What the hell are you thinking? Do you want the IRS to have the latest software and AI to track your sorry ass down? Honestly, you looking for an excuse to do a dime in the joint?


Internal Revenue Incompetence

Some of the tax agency’s IT is so old it can’t find workers who know how to use it.

By The Editorial Board, WSJ

Feb. 10, 2023 6:28 pm ET



Hard to believe the Internal Revenue Service’s problems could be worse than we knew, but a Government Accountability Office report released this week on its aging IT systems shows they are. Don’t expect the $80 billion that the IRS is getting from the Inflation Reduction Act to fix them.

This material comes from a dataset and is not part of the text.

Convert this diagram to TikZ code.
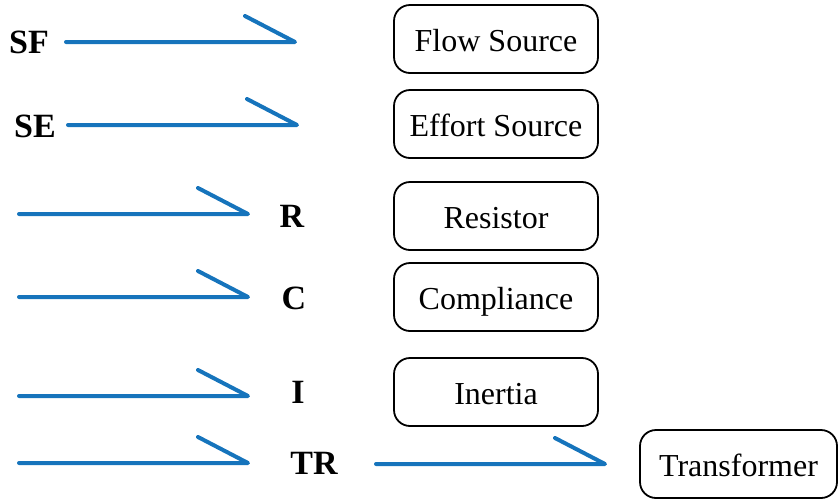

The IRS relies on numerous IT systems to collect taxes and distribute refunds, but many are as old as Baby Boomers. GAO reports that about 33% of applications, 23% of software and 8% of hardware are “legacy” systems, defined as 25 years or older or written in an obsolete programming language. Thirteen applications are between 55 and 64 years old.


Some of these systems are so old that the IRS is struggling to find workers with specialized skills to operate them. “Agencies have had difficulty finding employees with such knowledge and may have to pay a premium to hire specialized staff or contractors,” GAO says. Help wanted: Workers with computer skills that are out-of-date in a modern economy.

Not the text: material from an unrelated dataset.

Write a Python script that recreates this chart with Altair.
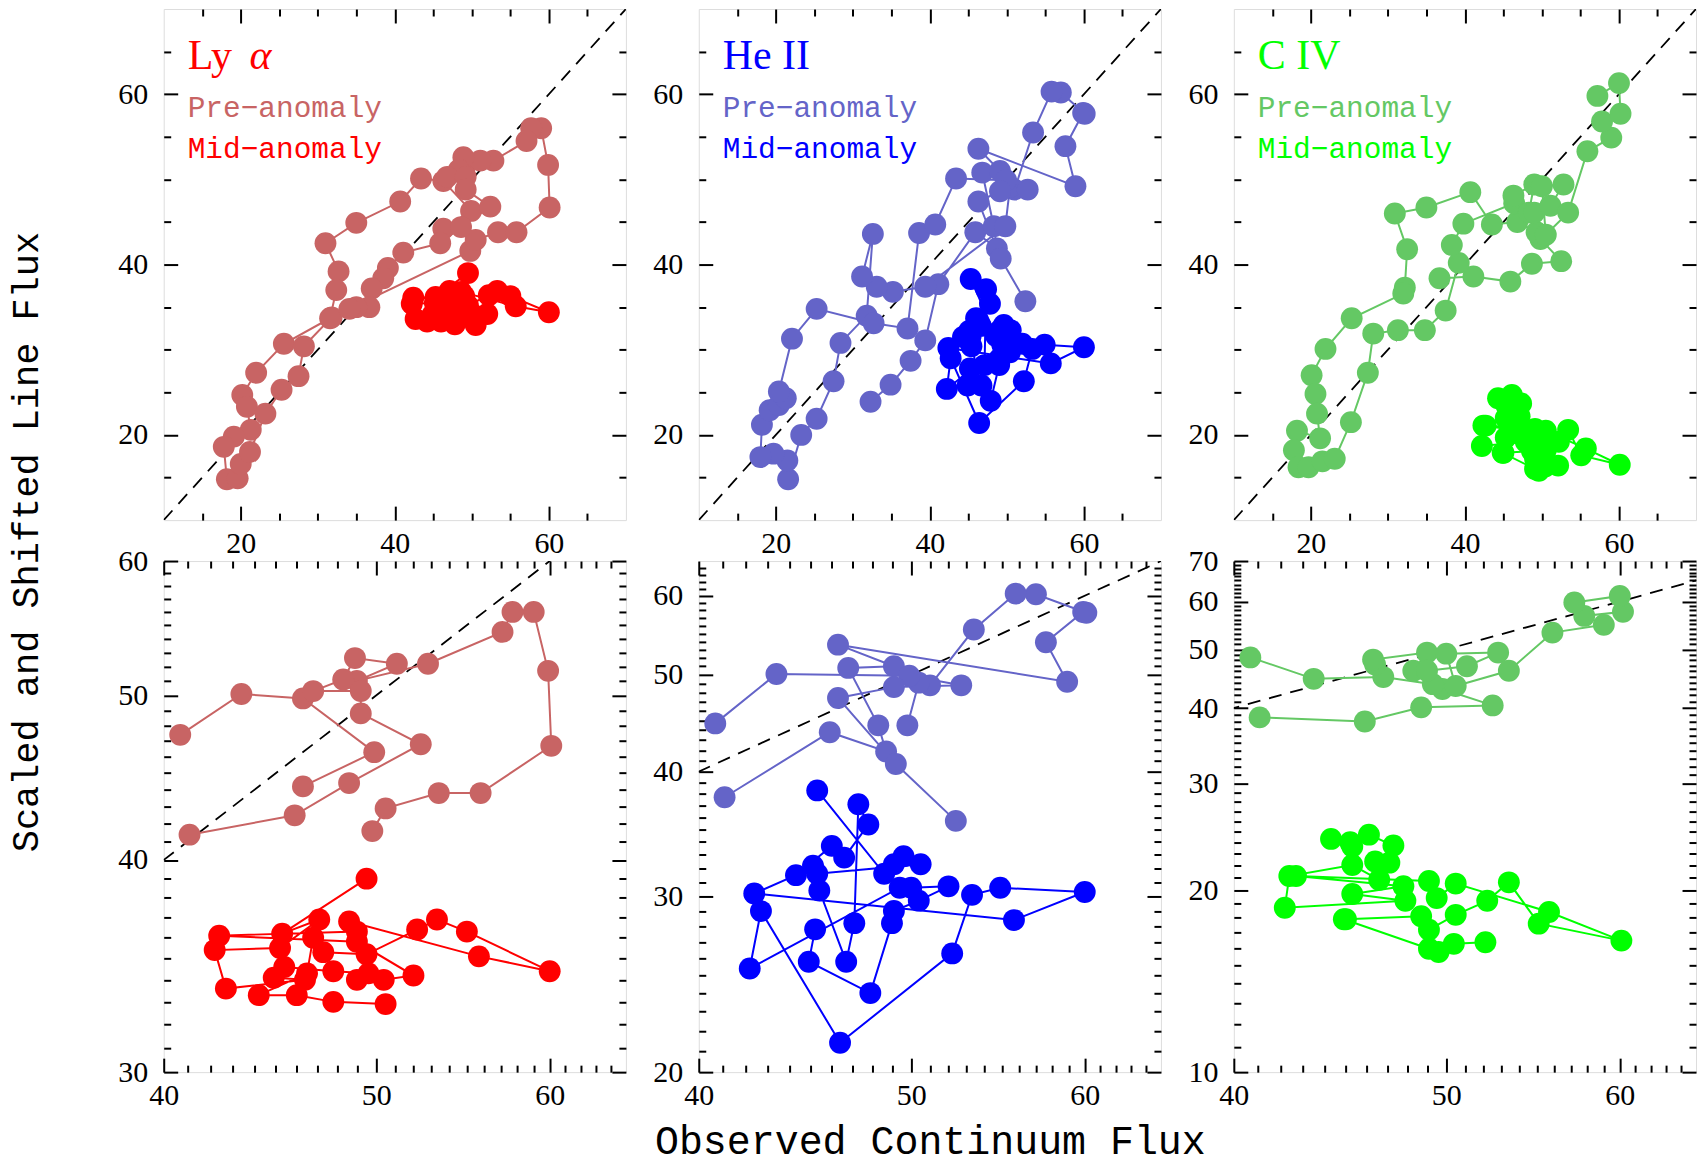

In a terrifying note, GAO adds that “legacy systems may operate with known security vulnerabilities that are either technically difficult or prohibitively expensive to address. In some cases, vendors no longer provide support for hardware or software, creating security vulnerabilities and additional costs.” In other words, your personal information is waiting to be hacked. Is that what happened to the individual returns that made their way to the progressive website ProPublica?


Because the cost of operating and maintaining legacy systems increases over time, extra funding from Congress won’t go very far. Last year’s Inflation Reduction Act gave the agency about $80 billion over the next decade, mostly for tax enforcement. But $4.8 billion was allocated for business systems modernization. The agency spent $3.6 billion in 2022 fiscal year on IT.


GAO also reports that the IRS recently suspended work on six modernization initiatives, including two that are essential to replacing its 60-year old Individual Master File (IMF), which is “the authoritative data source for individual tax account data.” The IRS has been working on replacing this file for more than a decade, and it has no projected end-date.


The IRS makes Boston’s infamous Big Dig tunnel project look good by comparison. Any company that operated the way the IRS does would have gone out of business long ago. But government agencies are rarely held accountable. Politicians reward incompetence with more money.